INSIDE D.C. WITH JOHN GIZZI NEWSMAX WHITE HOUSE CORRESPONDENT
White House Split Over McConnell Seat • Watch for Vice President JD Vance to make a rare move in a contested Republican primary and endorse close friend and multimillionaire entrepreneur Nate Morris in the heated, three-way primary for the seat of retiring Sen. Mitch McConnell, R-Ky. The two are close friends,
and Morris vigorously supported Vance’s 2022 race for the Senate in Ohio. It is unlikely, however,
that Vance will bring with him the endorsement that counts most among Republicans — Donald Trump’s. Morris’ two opponents, Rep. Andy Barr and former state Attorney General Daniel Cameron, are both rock-solid MAGA Republicans whom the president has supported in the past. For his part, McConnell
will probably endorse one of the two (both of them have worked for him on his Senate staff) but not Morris, who has repeatedly attacked the longtime Senate leader as a RINO (Republican in name only).
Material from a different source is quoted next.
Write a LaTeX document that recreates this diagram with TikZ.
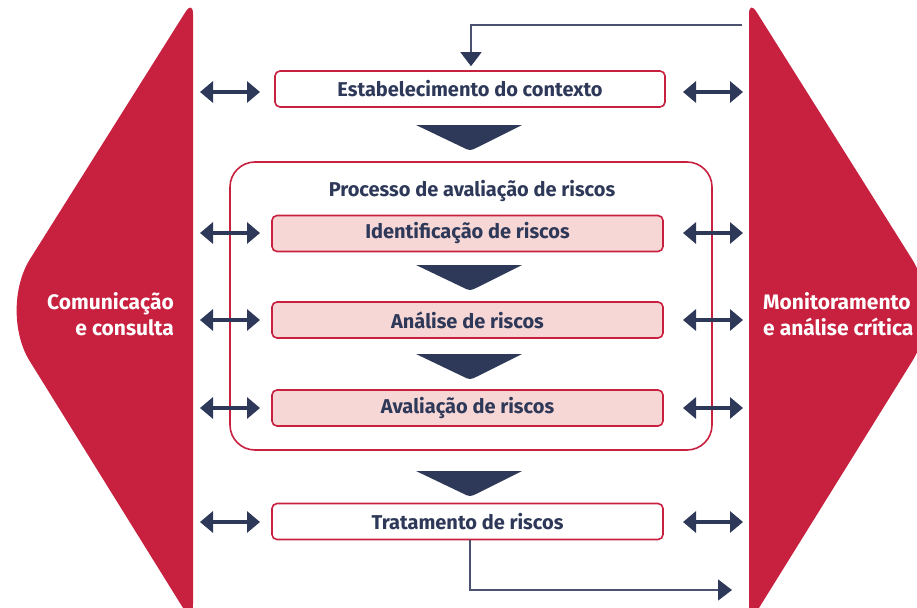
\documentclass[tikz,border=0pt]{standalone}
\usepackage{fontspec}
\setmainfont{Fira Sans}
\usetikzlibrary{arrows.meta}
\definecolor{cred}{HTML}{C8203F}
\definecolor{cnavy}{HTML}{2E3858}
\definecolor{cpink}{HTML}{F6D7D5}
\definecolor{cline}{HTML}{4A5270}
\tikzset{
  box/.style={draw=cred, line width=1.6pt, rounded corners=5pt, minimum width=391pt, minimum height=36pt, inner sep=0pt, font=\fontsize{20}{24}\selectfont\bfseries, text=cnavy},
  pinkbox/.style={box, fill=cpink},
  whitebox/.style={box, fill=white},
  dbl/.style={cnavy, line width=3.6pt, {Triangle[length=13pt,width=21pt]}-{Triangle[length=13pt,width=21pt]}},
  chev/.style={fill=cnavy},
  sidetext/.style={text=white, font=\fontsize{21}{26}\selectfont\bfseries, inner sep=0pt},
  flow/.style={cline, line width=1.4pt, -{Triangle[length=14pt,width=21pt,color=cnavy]}},
}
\begin{document}
\begin{tikzpicture}[x=1pt,y=-1pt]
\useasboundingbox (0,0) rectangle (917,607);
\clip (0,0) rectangle (917,607);
% side shapes
\fill[cred] (193,300) [rounded corners=20pt] -- (193,624) [rounded corners=60pt] -- (-2,310) [rounded corners=14pt] -- (193,0) [sharp corners] -- cycle;
\fill[cred] (749,300) [rounded corners=20pt] -- (749,624) [rounded corners=60pt] -- (944,310) [rounded corners=14pt] -- (749,0) [sharp corners] -- cycle;
\node[sidetext, align=right, anchor=east] (com) at (174,314) {Comunicação\\e consulta};
\node[sidetext, align=left, anchor=west] (mon) at (763,314) {Monitoramento\\e análise crítica};
% big box
\draw[cred, line width=1.6pt, rounded corners=25pt] (230,162) rectangle (712,450);
\node[font=\fontsize{20}{24}\selectfont\bfseries, text=cnavy, inner sep=0pt] (proc) at (472,191) {Processo de avaliação de riscos};
% boxes
\node[whitebox, minimum width=390pt] (ctx) at (470,89) {Estabelecimento do contexto};
\node[pinkbox] (ide) at (467.5,233.5) {Identificação de riscos};
\node[pinkbox] (ana) at (467.5,320) {Análise de riscos};
\node[pinkbox] (ava) at (467.5,408) {Avaliação de riscos};
\node[whitebox] (tra) at (467.5,521.5) {Tratamento de riscos};
% chevrons
\foreach \y in {125,265,354,471}{
  \fill[chev] (416,\y) -- (522,\y) -- (478,\y+22) .. controls (470,\y+26) .. (462,\y+22) -- cycle;
}
% double arrows
\foreach \n/\y in {a/92,b/233,c/320,d/408,e/522}{
  \coordinate (l\n1) at (200,\y); \coordinate (l\n2) at (260,\y);
  \coordinate (r\n1) at (683,\y); \coordinate (r\n2) at (743,\y);
  \draw[dbl] (l\n1) -- (l\n2);
  \draw[dbl] (r\n1) -- (r\n2);
}
% feedback
\coordinate (fbs) at (742,25);
\draw[flow, shorten >=4pt] (fbs) -- (471,25) -- (ctx.north -| 471,0);
\coordinate (fbe) at (732,590);
\draw[flow] (tra.south -| 470,0) -- (470,590) -- (fbe);
\end{tikzpicture}
\end{document}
Virginia AG Eyes Next Move • Within hours of his narrow defeat for reelection as attorney general of Virginia in November, Jason Miyares was immediately boomed for bigger things. It is widely assumed
that Miyares, 49, the son of
Cuban refugees, would run for governor in 2029. But following his loss
to Democrat Jay Jones in the closest of the three statewide races in Virginia, Miyares-watchers say he is open to the idea of challenging Democrat Sen. Mark Warner in 2026 — especially since outgoing GOP Gov. Glenn Youngkin has apparently ruled out a Senate race and will focus on a bid for the Republican presidential nomination in 2028.
Trump Backs Orbán • The unusually long wait of 10 months for the administration to choose an ambassador to Hungary fueled rumors that President Donald Trump had grown distant from longtime friend and Hungarian Prime Minister Viktor Orbán, important at a time polls show Orbán’s conservative Fidesz Party trailing in elections scheduled for next year. Not so. At the annual celebration
of the 1956 uprising against the Soviet Union held at the Hungarian Embassy in Washington D.C., Deputy U.S. Secretary of State Christopher Landau declared that “Viktor Orbán and Hungary are key partners of the U.S.” in the world, and went on to hail Hungary as “sometimes the lone bearer of the torch of freedom and sovereignty” — a not-so-subtle to reference to Orbán’s
occasional defiance of the European Union. Sources within the Hungarian government say that whatever the polls show, it would be no surprise for Trump to publicly indicate his support for Orbán in the 2026 elections.
Willie Horton Returns • In the 1988 presidential campaign, Republican George H.W. Bush used TV commercials to successfully link his Democrat rival, Gov. Michael Dukakis of Massachusetts, to a furloughed criminal, Willie Horton, who became a household name and a metaphor for soft-on-crime policies. (Horton, convicted
of first-degree murder in Massachusetts, fled a weekend furlough and then committed a rape and assault in Maryland.) Similar commercials may
resurface against former North Carolina Gov. Roy Cooper in his bid for the U.S. Senate. Republican challenger Michael Whatley claims Cooper bears “direct responsibility” for the murder on a light rail train of 23-year-old Ukrainian refugee Iryna Zarutska in August. Zarutska was stabbed to
death by Decarlos Brown Jr., who had been arrested more than a dozen times and had recently been released without bond.
Justices Vow to Stay Put
• Justices Samuel Alito and Clarence Thomas have no plans to retire from the U.S. Supreme Court. Since President Donald Trump’s election last year, speculation was rampant that Thomas, 77, and Alito, 75, would both step down while Trump was in the White House and permit him to name like-minded conservatives who would serve for decades. But friends of Thomas and his wife, Virginia, insist
to Newsmax that the justice, first appointed in 1991, wants to stay on the court until at least August 2028, when he will set the record as longest-serving Supreme Court justice and, as one friend put it, “will remain on the court until they have to carry him out.” A former clerk for Alito said he seriously considered retiring after Trump’s election but grew irritated by speculation he was leaving and “when his fellow justices started treating him like someone on the way out.”